When Fred Reichheld wrote about the "One Number You Need to Grow" back in 2003, he said that creating more Promoters of your product, service or business is where growth begins. "That simple and that profound."
Detractors (score 0-6) Are unhappy customers who can damage your brand and impede growth through negative word-of-mouth.
Passives (score 7-8) Are satisfied but unenthusiastic customers who are vulnerable to competitive offerings.
Promoters (score 9-10) Are loyal enthusiasts who will keep buying and refer others, fueling growth.
NPS is the percentage of promoters minus the percentage of detractors. The higher the number, the healthier your company or product is.
Easy-to-understand graphics show you whether your product/service or idea is "in the green", literally. This is the first step towards understanding how to make your product great; great enough so that people that were critics before become your best Promoters now.
A customer that gives your product a score of 9 or 10 is not just saying he is satisfied with your product – he is stating he is willing to go the extra mile for you.
By using NPS to your advantage, it is possible to create sustainable growth for your product or company. Long-term growth, pushed forward by Promoters that spend more, more often than Detractors do.
And that type of growth will last a whole lot longer than paid advertising and acquisition will; that runs out when your money does. If you encompass NPS growth in your business, the larger your customer base becomes, the more users are turned Promoters and start recommending your business/product to others.
NPS puts you in a retention frame of mind
Keeping customers is just as important as acquiring them is. Flip the customer acquisition mindset on its head and look for ways to retain existing customers instead of only focusing on getting new ones.
Use NPS to group your users into Detractors, Passives and Promoters. Then, focus on putting these Promoters to work for you; it is far easier (not to mention cheaper) to win over a user through word of mouth that any aggressive marketing campaign will be.
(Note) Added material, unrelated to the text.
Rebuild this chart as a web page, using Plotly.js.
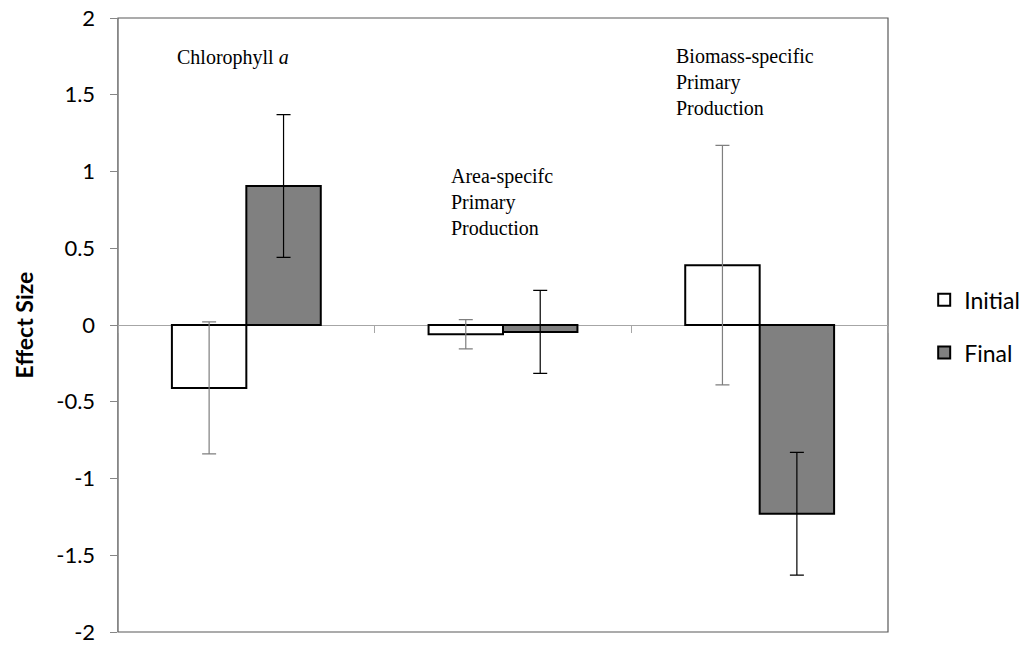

A high NPS corresponds to positive word of mouth
Studies show that NPS is very closely connected to word of mouth. Understandably, this can end up being good OR bad; but it is entirely up to you to tap this well of available new customers that Promoters can brin in or sit and stare as customers leave your business, taking others with them.
Turn your attention to making the changes to your product that will increase your NPS and the exponential growth that genuine positive word of mouth will bring will follow shortly.